Boclin – Precisávamos fugir de toda essa estrutura do Estado que estava deteriorada e procurar a Polícia Federal, em Brasília, para tentar desviar e contornar essa rede de informantes foi a solução. Foi esse o sucesso da “Monte Carlo”. Nós conseguimos furar o bloqueio da organização fazendo a investigação por Brasília.

iG – O senhor disse que dentro do Ministério Público existem indícios de que haviam informantes do Cachoeira. É verdade que eles tentavam manipular o Ministério Público dando informações sobre bingos em Valparaíso?

Boclin – Nós que trabalhamos muito tempo na área criminal e que trabalhamos com informação, sabemos que uma denúncia não pode ser difundida e sempre confiamos, “desconfiando”. A gente desconfia de pessoas que trazem muita informação sobre determinado crime. A gente nunca sabe se ela está querendo saber sobre uma possível ação ou se ela pode, inclusive, estar trazendo informações para que você atue combatendo algum concorrente do jogo ilegal. Foi também um fator de sucesso depois que percebemos esse tipo de comportamento e evitar que as informações vazassem dentro do Ministério Público e dentro do Fórum de Valparaíso.

iG – Qual foi a principal lição da Operação Monte Carlo?

Boclin – É o que digo. Se ao longo de quase 20 anos, tudo conspirou a favor da organização.
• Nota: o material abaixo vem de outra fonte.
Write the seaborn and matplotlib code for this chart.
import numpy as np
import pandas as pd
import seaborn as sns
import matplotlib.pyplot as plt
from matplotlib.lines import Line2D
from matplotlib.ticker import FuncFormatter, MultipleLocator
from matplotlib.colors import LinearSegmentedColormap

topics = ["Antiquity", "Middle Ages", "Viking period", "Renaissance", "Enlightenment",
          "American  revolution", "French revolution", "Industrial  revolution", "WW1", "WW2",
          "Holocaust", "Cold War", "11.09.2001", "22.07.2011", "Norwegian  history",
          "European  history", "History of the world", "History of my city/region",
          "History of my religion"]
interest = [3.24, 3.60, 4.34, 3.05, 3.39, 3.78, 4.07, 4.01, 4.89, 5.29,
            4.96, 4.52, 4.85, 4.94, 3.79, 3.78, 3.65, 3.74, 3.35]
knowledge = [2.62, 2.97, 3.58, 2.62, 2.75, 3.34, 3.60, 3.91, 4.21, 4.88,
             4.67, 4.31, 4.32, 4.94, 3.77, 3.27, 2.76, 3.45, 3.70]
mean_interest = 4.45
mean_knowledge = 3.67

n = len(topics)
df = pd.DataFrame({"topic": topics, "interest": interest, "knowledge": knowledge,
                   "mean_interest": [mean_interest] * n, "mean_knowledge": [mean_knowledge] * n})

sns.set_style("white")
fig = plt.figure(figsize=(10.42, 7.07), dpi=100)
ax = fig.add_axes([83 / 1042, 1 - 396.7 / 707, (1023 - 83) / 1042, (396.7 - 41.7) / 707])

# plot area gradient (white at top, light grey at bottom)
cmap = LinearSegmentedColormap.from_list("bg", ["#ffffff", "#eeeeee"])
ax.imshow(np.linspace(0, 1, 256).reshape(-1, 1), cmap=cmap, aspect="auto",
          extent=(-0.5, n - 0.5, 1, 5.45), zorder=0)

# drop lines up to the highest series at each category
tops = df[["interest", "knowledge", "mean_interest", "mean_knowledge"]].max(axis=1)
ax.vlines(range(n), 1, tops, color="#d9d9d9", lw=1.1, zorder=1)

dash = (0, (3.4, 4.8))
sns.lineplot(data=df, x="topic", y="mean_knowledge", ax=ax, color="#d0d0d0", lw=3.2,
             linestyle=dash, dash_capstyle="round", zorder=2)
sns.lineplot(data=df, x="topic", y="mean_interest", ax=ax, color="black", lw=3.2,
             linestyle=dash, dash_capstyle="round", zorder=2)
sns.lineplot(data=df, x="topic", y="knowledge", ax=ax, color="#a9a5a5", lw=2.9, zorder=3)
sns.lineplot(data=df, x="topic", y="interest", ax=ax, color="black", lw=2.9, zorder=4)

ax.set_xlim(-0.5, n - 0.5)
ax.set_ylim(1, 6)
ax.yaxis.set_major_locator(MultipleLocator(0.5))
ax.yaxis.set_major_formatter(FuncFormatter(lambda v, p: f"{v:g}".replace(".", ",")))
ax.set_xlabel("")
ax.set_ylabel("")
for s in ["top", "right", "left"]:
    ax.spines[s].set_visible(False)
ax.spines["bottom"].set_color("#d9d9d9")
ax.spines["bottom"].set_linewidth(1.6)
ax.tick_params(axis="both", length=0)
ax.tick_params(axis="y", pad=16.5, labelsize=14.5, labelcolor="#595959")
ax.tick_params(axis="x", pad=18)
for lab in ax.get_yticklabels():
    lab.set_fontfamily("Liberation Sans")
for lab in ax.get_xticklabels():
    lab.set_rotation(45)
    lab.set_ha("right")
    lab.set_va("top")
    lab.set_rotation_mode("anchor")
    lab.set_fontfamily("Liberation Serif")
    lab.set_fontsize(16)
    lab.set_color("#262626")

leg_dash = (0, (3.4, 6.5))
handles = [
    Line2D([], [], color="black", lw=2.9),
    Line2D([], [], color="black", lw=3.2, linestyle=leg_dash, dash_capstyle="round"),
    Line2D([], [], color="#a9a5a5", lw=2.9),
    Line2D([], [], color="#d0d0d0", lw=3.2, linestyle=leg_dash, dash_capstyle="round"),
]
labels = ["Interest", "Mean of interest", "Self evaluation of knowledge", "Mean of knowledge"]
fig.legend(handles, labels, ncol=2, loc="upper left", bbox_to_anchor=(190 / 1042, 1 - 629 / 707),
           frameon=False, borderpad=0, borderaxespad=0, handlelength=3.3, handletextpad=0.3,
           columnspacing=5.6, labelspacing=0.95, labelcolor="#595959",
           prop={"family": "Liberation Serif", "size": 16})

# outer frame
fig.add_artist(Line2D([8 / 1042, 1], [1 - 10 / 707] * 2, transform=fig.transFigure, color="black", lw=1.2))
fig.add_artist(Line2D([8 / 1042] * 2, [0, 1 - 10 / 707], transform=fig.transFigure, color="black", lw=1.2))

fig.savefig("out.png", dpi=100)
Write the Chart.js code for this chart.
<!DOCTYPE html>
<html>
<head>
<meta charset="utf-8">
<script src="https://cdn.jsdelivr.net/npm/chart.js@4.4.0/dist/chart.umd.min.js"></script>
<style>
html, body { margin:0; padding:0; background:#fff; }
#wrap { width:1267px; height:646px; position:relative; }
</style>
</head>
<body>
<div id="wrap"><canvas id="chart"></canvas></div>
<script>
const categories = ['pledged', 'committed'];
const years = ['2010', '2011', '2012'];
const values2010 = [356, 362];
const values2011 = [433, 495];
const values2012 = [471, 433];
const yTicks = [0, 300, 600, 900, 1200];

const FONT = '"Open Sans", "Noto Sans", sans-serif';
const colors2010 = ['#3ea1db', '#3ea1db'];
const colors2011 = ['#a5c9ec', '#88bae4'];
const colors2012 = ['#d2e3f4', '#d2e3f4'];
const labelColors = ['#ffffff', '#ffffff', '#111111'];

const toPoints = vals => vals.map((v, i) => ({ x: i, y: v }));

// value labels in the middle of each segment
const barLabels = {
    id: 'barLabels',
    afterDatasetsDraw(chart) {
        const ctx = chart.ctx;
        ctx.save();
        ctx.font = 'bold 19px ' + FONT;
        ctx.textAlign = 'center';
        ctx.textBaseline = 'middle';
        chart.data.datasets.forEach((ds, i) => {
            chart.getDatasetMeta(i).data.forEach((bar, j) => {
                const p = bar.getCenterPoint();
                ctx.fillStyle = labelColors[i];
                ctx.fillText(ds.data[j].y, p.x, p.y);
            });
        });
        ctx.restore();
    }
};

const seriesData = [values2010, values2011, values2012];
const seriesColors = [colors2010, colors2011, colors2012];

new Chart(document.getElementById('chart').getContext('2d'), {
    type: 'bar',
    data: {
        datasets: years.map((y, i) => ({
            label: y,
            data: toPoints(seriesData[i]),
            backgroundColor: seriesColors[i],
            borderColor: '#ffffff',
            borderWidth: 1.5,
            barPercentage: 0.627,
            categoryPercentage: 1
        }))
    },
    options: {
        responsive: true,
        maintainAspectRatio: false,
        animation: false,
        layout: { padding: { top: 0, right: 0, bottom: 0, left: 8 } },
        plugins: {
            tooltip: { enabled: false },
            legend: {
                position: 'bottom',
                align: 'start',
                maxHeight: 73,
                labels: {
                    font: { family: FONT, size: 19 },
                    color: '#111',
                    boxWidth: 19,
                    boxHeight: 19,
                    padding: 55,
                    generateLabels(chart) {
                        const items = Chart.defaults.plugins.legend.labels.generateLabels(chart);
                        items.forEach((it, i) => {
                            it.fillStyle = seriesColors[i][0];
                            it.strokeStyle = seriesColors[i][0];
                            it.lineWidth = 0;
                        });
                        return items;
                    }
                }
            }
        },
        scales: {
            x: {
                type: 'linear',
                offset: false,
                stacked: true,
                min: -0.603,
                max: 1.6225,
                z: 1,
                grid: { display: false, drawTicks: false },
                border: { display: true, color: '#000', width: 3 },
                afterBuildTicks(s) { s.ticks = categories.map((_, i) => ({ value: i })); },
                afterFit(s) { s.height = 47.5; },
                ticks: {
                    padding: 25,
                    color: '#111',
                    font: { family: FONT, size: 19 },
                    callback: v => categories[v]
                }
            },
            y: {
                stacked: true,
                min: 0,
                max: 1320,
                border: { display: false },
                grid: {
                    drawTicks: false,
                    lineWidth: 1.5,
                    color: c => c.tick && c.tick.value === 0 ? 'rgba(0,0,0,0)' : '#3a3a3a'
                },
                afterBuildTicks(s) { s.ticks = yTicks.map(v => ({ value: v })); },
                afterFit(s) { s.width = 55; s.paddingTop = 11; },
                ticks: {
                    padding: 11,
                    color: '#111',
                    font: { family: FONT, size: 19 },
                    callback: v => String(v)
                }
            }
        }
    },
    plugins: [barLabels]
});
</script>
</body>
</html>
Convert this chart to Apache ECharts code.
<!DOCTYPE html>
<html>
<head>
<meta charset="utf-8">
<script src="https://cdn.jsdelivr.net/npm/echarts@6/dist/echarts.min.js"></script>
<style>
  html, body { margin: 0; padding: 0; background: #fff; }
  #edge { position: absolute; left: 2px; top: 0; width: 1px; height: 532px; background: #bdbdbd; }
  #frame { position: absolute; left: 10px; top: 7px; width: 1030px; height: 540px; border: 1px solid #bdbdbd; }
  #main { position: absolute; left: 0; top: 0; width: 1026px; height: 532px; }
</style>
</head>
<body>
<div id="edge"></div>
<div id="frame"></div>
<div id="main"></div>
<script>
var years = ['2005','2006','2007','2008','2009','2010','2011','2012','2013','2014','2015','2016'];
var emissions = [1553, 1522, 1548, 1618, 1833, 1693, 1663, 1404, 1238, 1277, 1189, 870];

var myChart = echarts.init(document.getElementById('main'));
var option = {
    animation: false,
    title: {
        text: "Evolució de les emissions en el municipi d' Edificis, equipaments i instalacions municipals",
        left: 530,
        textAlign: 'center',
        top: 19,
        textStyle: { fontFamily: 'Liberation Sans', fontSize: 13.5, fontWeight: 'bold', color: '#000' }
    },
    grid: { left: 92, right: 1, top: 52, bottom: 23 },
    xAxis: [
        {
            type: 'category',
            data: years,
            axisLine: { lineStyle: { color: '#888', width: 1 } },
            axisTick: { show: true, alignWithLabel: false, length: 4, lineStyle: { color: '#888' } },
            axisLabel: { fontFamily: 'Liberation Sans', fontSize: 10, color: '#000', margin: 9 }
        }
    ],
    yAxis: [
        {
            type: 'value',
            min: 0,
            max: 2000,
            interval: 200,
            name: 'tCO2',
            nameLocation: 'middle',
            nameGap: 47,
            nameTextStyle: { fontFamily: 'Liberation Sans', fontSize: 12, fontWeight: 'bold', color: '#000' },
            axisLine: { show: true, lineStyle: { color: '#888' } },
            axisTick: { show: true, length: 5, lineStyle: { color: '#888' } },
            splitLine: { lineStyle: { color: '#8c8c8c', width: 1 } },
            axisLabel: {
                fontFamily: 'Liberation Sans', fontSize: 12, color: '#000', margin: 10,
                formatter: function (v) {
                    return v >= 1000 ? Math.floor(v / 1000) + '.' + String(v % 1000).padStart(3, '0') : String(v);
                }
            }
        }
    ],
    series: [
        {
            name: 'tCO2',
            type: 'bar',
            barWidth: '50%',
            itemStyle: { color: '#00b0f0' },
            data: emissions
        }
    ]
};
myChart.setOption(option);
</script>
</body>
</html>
Na “Monte Carlo”, tudo conspirou para que ela sofresse um “baque” que ela jamais sofreu. Eles se imaginavam inatingíveis essa é que é a verdade. A estrutura era tão densa, tão forte, que eles se imaginavam inatingíveis. Foi uma conspiração do bem. De pessoas que coincidentemente se uniram ali tanto no âmbito estadual, quanto federal, que conseguiram fazer um trabalho muito bonito pra obter esse sucesso.